* **REQUIRED TASK**: From the first line of the data down to and including the line with "1.413, 1.315]", copy everything exactly, leaving out pictures.

* **SOURCE MATERIAL**:
-- Start --
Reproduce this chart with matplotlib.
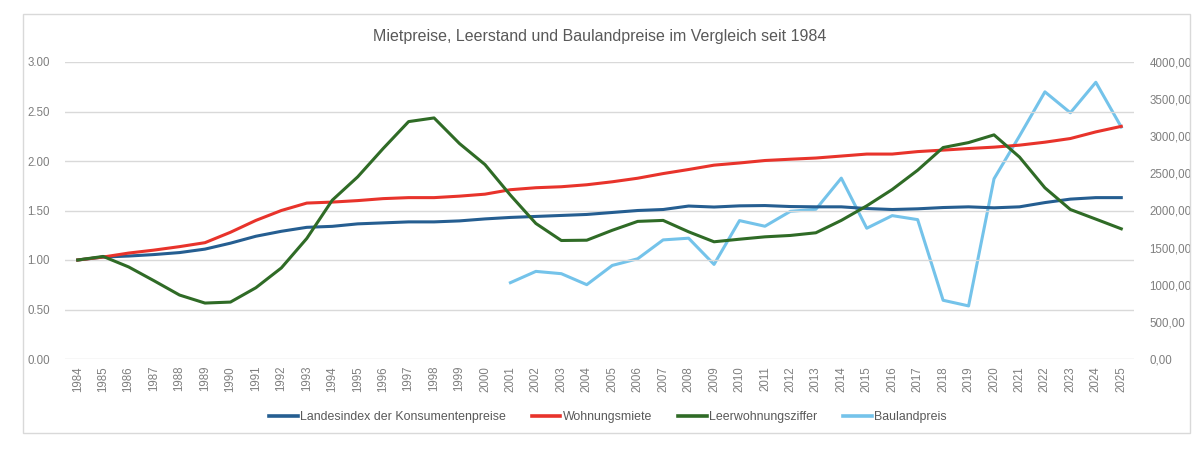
import numpy as np
import matplotlib
matplotlib.use('Agg')
import matplotlib.pyplot as plt
from matplotlib.patches import Rectangle

years = list(range(1984, 2026))

landesindex = [1.00, 1.03, 1.04, 1.055, 1.075, 1.11, 1.17, 1.24, 1.29, 1.33,
               1.34, 1.365, 1.375, 1.385, 1.385, 1.395, 1.415, 1.43, 1.44, 1.45,
               1.46, 1.48, 1.50, 1.51, 1.545, 1.535, 1.547, 1.55, 1.54, 1.537,
               1.537, 1.52, 1.51, 1.517, 1.53, 1.537, 1.527, 1.537, 1.58, 1.615,
               1.63, 1.63]

wohnungsmiete = [1.00, 1.03, 1.07, 1.10, 1.135, 1.175, 1.28, 1.40, 1.50, 1.575,
                 1.585, 1.60, 1.62, 1.63, 1.63, 1.645, 1.665, 1.71, 1.73, 1.74,
                 1.76, 1.79, 1.826, 1.873, 1.914, 1.958, 1.98, 2.005, 2.018, 2.03,
                 2.05, 2.07, 2.07, 2.095, 2.11, 2.126, 2.14, 2.16, 2.19, 2.227,
                 2.294, 2.35]

leerwohnungsziffer = [1.00, 1.036, 0.93, 0.79, 0.646, 0.565, 0.575, 0.72, 0.92, 1.218,
                      1.604, 1.84, 2.126, 2.398, 2.435, 2.176, 1.964, 1.655, 1.369, 1.197,
                      1.20, 1.30, 1.39, 1.40, 1.285, 1.184, 1.21, 1.234, 1.248, 1.275,
                      1.40, 1.547, 1.712, 1.907, 2.136, 2.186, 2.264, 2.04, 1.729, 1.51,
                      1.413, 1.315]

bauland_years = list(range(2001, 2026))
baulandpreis = [1028, 1180, 1149, 1001, 1260, 1350, 1604, 1627, 1274, 1864,
                1788, 1989, 2016, 2436, 1761, 1931, 1877, 791, 715, 2427,
                3003, 3598, 3316, 3727, 3124]

C_INDEX = '#255e91'
C_MIETE = '#e8332b'
C_LEER = '#2f6b26'
C_BAU = '#74c3ea'
TXT = '#7f7f7f'

plt.rcParams['font.family'] = ['Liberation Sans Narrow', 'Liberation Sans', 'DejaVu Sans']

fig = plt.figure(figsize=(12, 4.49), dpi=100)
fig.patches.append(Rectangle((22.5 / 1200, 1 - 433 / 449), (1190 - 22.5) / 1200, (433 - 14) / 449,
                             transform=fig.transFigure, fill=False, ec='#d9d9d9', lw=1))

ax = fig.add_axes([65 / 1200, 1 - 359 / 449, (1134 - 65) / 1200, (359 - 62) / 449])
ax2 = ax.twinx()

ax.plot(years, landesindex, color=C_INDEX, lw=2.2, label='Landesindex der Konsumentenpreise', zorder=3)
ax.plot(years, wohnungsmiete, color=C_MIETE, lw=2.2, label='Wohnungsmiete', zorder=3)
ax.plot(years, leerwohnungsziffer, color=C_LEER, lw=2.2, label='Leerwohnungsziffer', zorder=3)
ax2.plot(bauland_years, baulandpreis, color=C_BAU, lw=2.2, label='Baulandpreis')

ax.set_xlim(1983.5, 2025.5)
ax.set_ylim(0, 3)
ax2.set_ylim(0, 4000)
ax.set_yticks(np.arange(0, 3.01, 0.5))
ax.set_yticklabels([f'{v:.2f}' for v in np.arange(0, 3.01, 0.5)])
ax2.set_yticks(np.arange(0, 4001, 500))
ax2.set_yticklabels([f'{v:.2f}'.replace('.', ',') for v in np.arange(0, 4001, 500)])
ax.set_xticks(years)
ax.set_xticklabels([str(y) for y in years], rotation=90)

ax.grid(axis='y', color='#d9d9d9', lw=1)
ax.set_axisbelow(True)
for a in (ax, ax2):
    for s in a.spines.values():
        s.set_visible(False)
    a.tick_params(length=0, colors=TXT, labelsize=8.3)
ax.tick_params(axis='y', pad=11)
ax2.tick_params(axis='y', pad=11)
ax.tick_params(axis='x', pad=5)
ax.set_zorder(ax2.get_zorder() + 1)
ax.patch.set_visible(False)

fig.text(0.5, 1 - 37 / 449, 'Mietpreise, Leerstand und Baulandpreise im Vergleich seit 1984',
         ha='center', va='center', fontsize=11.5, color='#595959',
         family=['Liberation Sans', 'DejaVu Sans'])

h1, l1 = ax.get_legend_handles_labels()
h2, l2 = ax2.get_legend_handles_labels()
leg = fig.legend(h1 + h2, l1 + l2, loc='center', bbox_to_anchor=(608 / 1200, 1 - 417 / 449),
                 ncol=4, frameon=False, fontsize=8.9, labelcolor='#595959',
                 handlelength=2.3, handletextpad=0.2, columnspacing=2.1)
for line in leg.get_lines():
    line.set_linewidth(2.6)

fig.savefig('out.png', dpi=100)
-- End --
* **FINAL RESULT**:
Reproduce this chart with matplotlib.
import numpy as np
import matplotlib
matplotlib.use('Agg')
import matplotlib.pyplot as plt
from matplotlib.patches import Rectangle

years = list(range(1984, 2026))

landesindex = [1.00, 1.03, 1.04, 1.055, 1.075, 1.11, 1.17, 1.24, 1.29, 1.33,
               1.34, 1.365, 1.375, 1.385, 1.385, 1.395, 1.415, 1.43, 1.44, 1.45,
               1.46, 1.48, 1.50, 1.51, 1.545, 1.535, 1.547, 1.55, 1.54, 1.537,
               1.537, 1.52, 1.51, 1.517, 1.53, 1.537, 1.527, 1.537, 1.58, 1.615,
               1.63, 1.63]

wohnungsmiete = [1.00, 1.03, 1.07, 1.10, 1.135, 1.175, 1.28, 1.40, 1.50, 1.575,
                 1.585, 1.60, 1.62, 1.63, 1.63, 1.645, 1.665, 1.71, 1.73, 1.74,
                 1.76, 1.79, 1.826, 1.873, 1.914, 1.958, 1.98, 2.005, 2.018, 2.03,
                 2.05, 2.07, 2.07, 2.095, 2.11, 2.126, 2.14, 2.16, 2.19, 2.227,
                 2.294, 2.35]

leerwohnungsziffer = [1.00, 1.036, 0.93, 0.79, 0.646, 0.565, 0.575, 0.72, 0.92, 1.218,
                      1.604, 1.84, 2.126, 2.398, 2.435, 2.176, 1.964, 1.655, 1.369, 1.197,
                      1.20, 1.30, 1.39, 1.40, 1.285, 1.184, 1.21, 1.234, 1.248, 1.275,
                      1.40, 1.547, 1.712, 1.907, 2.136, 2.186, 2.264, 2.04, 1.729, 1.51,
                      1.413, 1.315]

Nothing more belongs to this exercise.